**Materials provided:**
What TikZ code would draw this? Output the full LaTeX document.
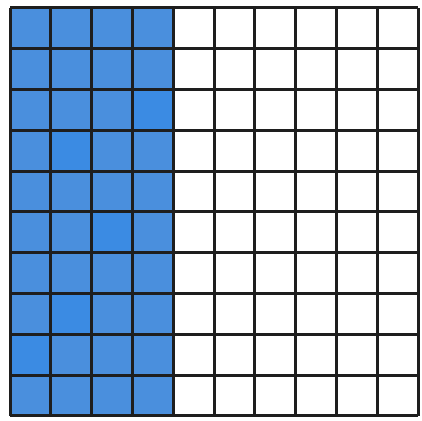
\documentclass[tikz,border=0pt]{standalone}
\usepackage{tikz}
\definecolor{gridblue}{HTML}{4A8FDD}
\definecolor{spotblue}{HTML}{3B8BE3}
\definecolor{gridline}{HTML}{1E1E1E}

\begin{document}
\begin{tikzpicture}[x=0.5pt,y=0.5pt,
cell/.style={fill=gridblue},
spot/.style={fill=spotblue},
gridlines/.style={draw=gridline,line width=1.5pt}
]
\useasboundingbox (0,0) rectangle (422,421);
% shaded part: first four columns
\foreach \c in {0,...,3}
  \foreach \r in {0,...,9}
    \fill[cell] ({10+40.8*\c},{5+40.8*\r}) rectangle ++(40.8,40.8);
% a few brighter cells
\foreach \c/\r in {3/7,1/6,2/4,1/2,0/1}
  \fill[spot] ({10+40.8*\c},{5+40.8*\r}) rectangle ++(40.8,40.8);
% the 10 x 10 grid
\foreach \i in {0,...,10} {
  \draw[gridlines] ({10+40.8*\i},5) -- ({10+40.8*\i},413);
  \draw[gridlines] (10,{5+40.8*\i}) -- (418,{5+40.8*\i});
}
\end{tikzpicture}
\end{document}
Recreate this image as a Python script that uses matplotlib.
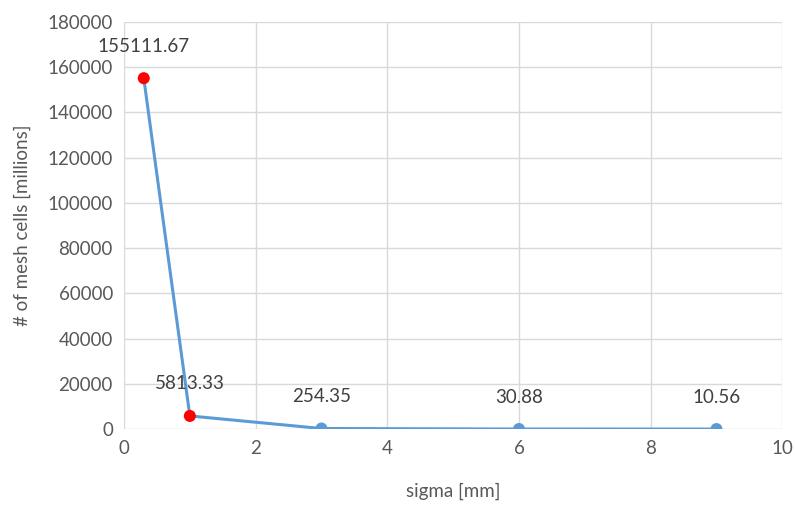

**Written request:**
Reproduce all entries exactly. Pictures do not belong in the copy.

**Solution to this problem:**
What TikZ code would draw this? Output the full LaTeX document.
\documentclass[tikz,border=0pt]{standalone}
\usepackage{tikz}
\definecolor{gridblue}{HTML}{4A8FDD}
\definecolor{spotblue}{HTML}{3B8BE3}
\definecolor{gridline}{HTML}{1E1E1E}

\begin{document}
\begin{tikzpicture}[x=0.5pt,y=0.5pt,
cell/.style={fill=gridblue},
spot/.style={fill=spotblue},
gridlines/.style={draw=gridline,line width=1.5pt}
]
\useasboundingbox (0,0) rectangle (422,421);
% shaded part: first four columns
\foreach \c in {0,...,3}
  \foreach \r in {0,...,9}
    \fill[cell] ({10+40.8*\c},{5+40.8*\r}) rectangle ++(40.8,40.8);
% a few brighter cells
\foreach \c/\r in {3/7,1/6,2/4,1/2,0/1}
  \fill[spot] ({10+40.8*\c},{5+40.8*\r}) rectangle ++(40.8,40.8);
% the 10 x 10 grid
\foreach \i in {0,...,10} {
  \draw[gridlines] ({10+40.8*\i},5) -- ({10+40.8*\i},413);
  \draw[gridlines] (10,{5+40.8*\i}) -- (418,{5+40.8*\i});
}
\end{tikzpicture}
\end{document}
Recreate this image as a Python script that uses matplotlib.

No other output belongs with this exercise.